MSPs Are About to Run Into an AI Margin Problem
Not because AI is too expensive. Because AI cost is too hard to see.
Rich Freeman captured this well in a recent piece he called "AI Model Spending is a Black Hole". It stuck with us because we are seeing the same pattern from the product side while building GenticFlow.
AI looks clean in a demo. A user asks a question, the assistant answers, a ticket gets summarized, a technician gets a recommendation, everyone nods. Real IT support does not work like that. It is messy, uneven, and full of context that does not show up in a slide.
A user does not say "the Print Spooler service is stopped and there are stale .shd files in the queue." They say "the printer is not working." Now the system has to ask questions, find the device, check whether the spooler is running, inspect its startup type, look at the spool directory for orphan jobs, check the queue state, decide if this is a known pattern, work out whether the fix is safe to run, run it, verify the service came back up and the queue is clean, explain it to the user, and document what happened.
That is where token cost stops being a line item and becomes a support motion. End-user chat has one cost profile. Technician assistance has another. Device investigation has another. Workflow execution has another. Resolution documentation has another. Five different surfaces, five different cost shapes, all happening at the same time across customers with very different environments.

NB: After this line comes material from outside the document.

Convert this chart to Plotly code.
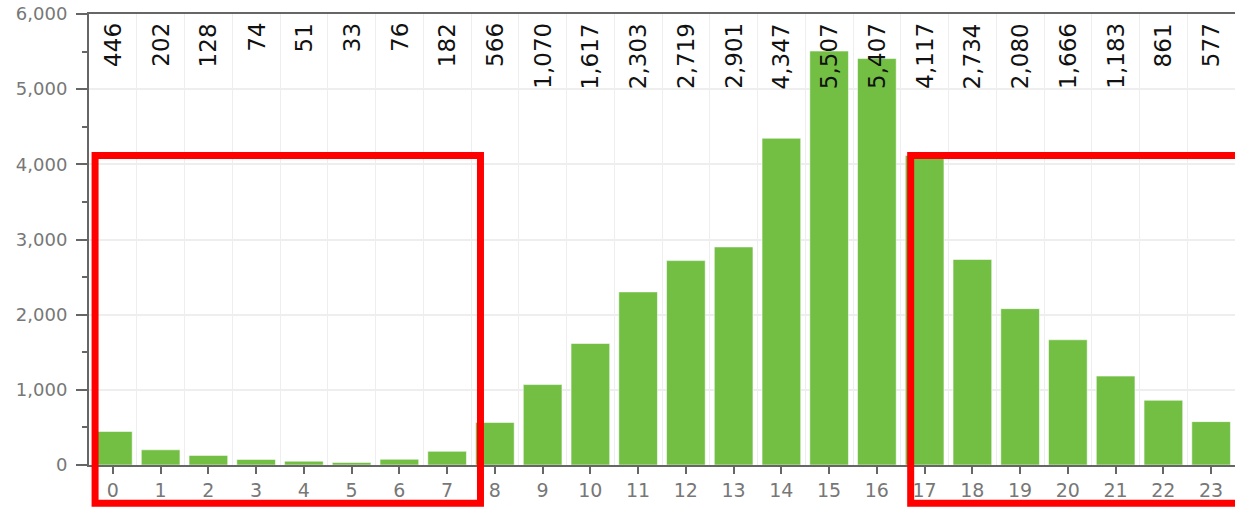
import plotly.graph_objects as go

hours = list(range(24))
counts = [446, 202, 128, 74, 51, 33, 76, 182, 566, 1070, 1617, 2303, 2719, 2901,
          4347, 5507, 5407, 4117, 2734, 2080, 1666, 1183, 861, 577]
tick_labels = [str(h) for h in hours]

BAR = "#72bf44"
FONT = "DejaVu Sans, Verdana, sans-serif"

fig = go.Figure()
fig.add_trace(go.Bar(
    x=hours, y=counts,
    marker=dict(color=BAR, line=dict(color="rgba(255,255,255,0.55)", width=1)),
    width=0.81,
    hoverinfo="x+y",
))

for h, c in zip(hours, counts):
    fig.add_annotation(
        x=h, y=1, xref="x", yref="paper",
        text=f"{c:,}", textangle=-90, showarrow=False,
        xanchor="center", yanchor="top", yshift=-7,
        font=dict(family=FONT, size=23, color="#111"),
    )

# highlight boxes
red = dict(color="#ff0000", width=7)
fig.add_shape(type="rect", xref="paper", yref="paper",
              x0=0.0053, x1=0.3416, y0=-0.085, y1=0.6863, line=red, layer="above")
fig.add_shape(type="rect", xref="paper", yref="paper",
              x0=0.7170, x1=1.02, y0=-0.085, y1=0.6863, line=red, layer="above")

fig.update_layout(
    width=1235, height=507,
    margin=dict(l=89, r=0, t=14, b=42, autoexpand=False),
    plot_bgcolor="white", paper_bgcolor="white",
    showlegend=False,
    font=dict(family=FONT),
)
fig.update_xaxes(
    range=[-0.5, 23.5], tickmode="array", tickvals=hours, ticktext=tick_labels,
    showgrid=False, zeroline=False,
    showline=True, linecolor="#666", linewidth=2, mirror=True,
    ticks="outside", ticklen=7, tickwidth=2, tickcolor="#666",
    tickfont=dict(family=FONT, size=19, color="#777"),
    minor=dict(tick0=0.5, dtick=1, showgrid=True, gridcolor="#eeeeee", gridwidth=1, ticks=""),
)
fig.update_yaxes(
    range=[0, 6000], dtick=1000, tickformat=",d",
    showgrid=True, gridcolor="#eeeeee", gridwidth=1.5, zeroline=False,
    showline=True, linecolor="#666", linewidth=2,
    ticks="outside", ticklen=11, tickwidth=2, tickcolor="#666",
    ticklabelstandoff=5,
    tickfont=dict(family=FONT, size=18, color="#777"),
    minor=dict(dtick=500, ticks="outside", ticklen=5, tickwidth=2, tickcolor="#666", showgrid=False),
)

fig.write_html(
    "out.html",
    config={"displayModeBar": False},
    post_script="document.body.style.margin='0';document.body.style.overflow='hidden';",
)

For MSPs that is the squeeze. Customers want predictable pricing. Upstream model costs scale with usage. Support workload does not. One customer may sit in long chat conversations that never become tickets. Another may trigger deep investigations all day because their environment is noisy. A third may have a handful of expensive investigations that save hours of technician time. If all of that disappears into a single monthly bill of mystery credits, you do not have a service model. You have a gamble.
This is why "cost per prompt" is the wrong question.
The better one is cost per useful support outcome.
Did the AI resolve something? Collect context? Prevent an escalation? Save technician time? Did it use the right model for the job? That is the level MSPs will need to operate at, because the wrong AI economics will quietly destroy the margin on a good support service.
We have learned a few things directly from building this.
The expensive model is not always the right model. The cheapest model is not always cheap either. Weaker tiers fail tool calls, misunderstand context, retry, or produce output a technician cannot trust, and the "cheap" call has now become expensive. We default to mini-tier models for the tool-heavy work that dominates real support. They sit in the right place on the cost and accuracy curve. Flagship models stay reserved for the genuinely hard reasoning where they earn their price.
The bigger lesson is about routing. The cheapest token is the one you never spend. A lot of what looks like AI work is actually deterministic. Restarting the Print Spooler. Clearing stale jobs out of the queue. Pulling a standard field from a device. Running an approved script. Collecting a standard log bundle. None of that needs a model. It needs policy, control, verification, and evidence. AI should be reserved for where it actually adds judgment. Understanding messy user language. Deciding what to check. Interpreting evidence. Choosing the next step. Writing the explanation. Documenting the result. Everything else should be a native action, executed by the platform, with no tokens spent at all. That is not just an architectural preference. It is how a fixed-fee support agreement survives a consumption-based AI bill.
That distinction is going to matter a lot. In modern IT support, AI is no longer just answering questions. It is becoming part of the workflow between the user asking for help and the technician resolving the issue. That workflow touches chat, tickets, devices, commands, policies, approvals, documentation, and customer reporting. Every part of it has a cost. And every part of it needs attribution.
Not one monthly number. Six dimensions.
Without that, an MSP cannot answer basic commercial questions. Which customers are profitable? Which workflows are too expensive? Which model choices are wasteful? Which AI interactions actually save technician time, and which ones just look impressive in a demo?
This is why AI cost visibility has to move from finance report to product feature. It cannot be something you discover at the end of the month. It has to be visible while the service is being delivered. In GenticFlow, every investigation surfaces the model used, the token count, the customer it belongs to, and the outcome it produced, before the technician closes the ticket. That turns AI from a black box into a line item the MSP can actually defend.
Not magic. Not mystery credits. Not "trust us, it is included." Manageable.
AI will change IT support. The winners in the channel will not be the vendors with the best demo. They will be the ones that make AI useful, governed, measurable, and commercially defensible. Otherwise MSPs solve one problem and create another. The support problem gets better, the margin problem gets worse.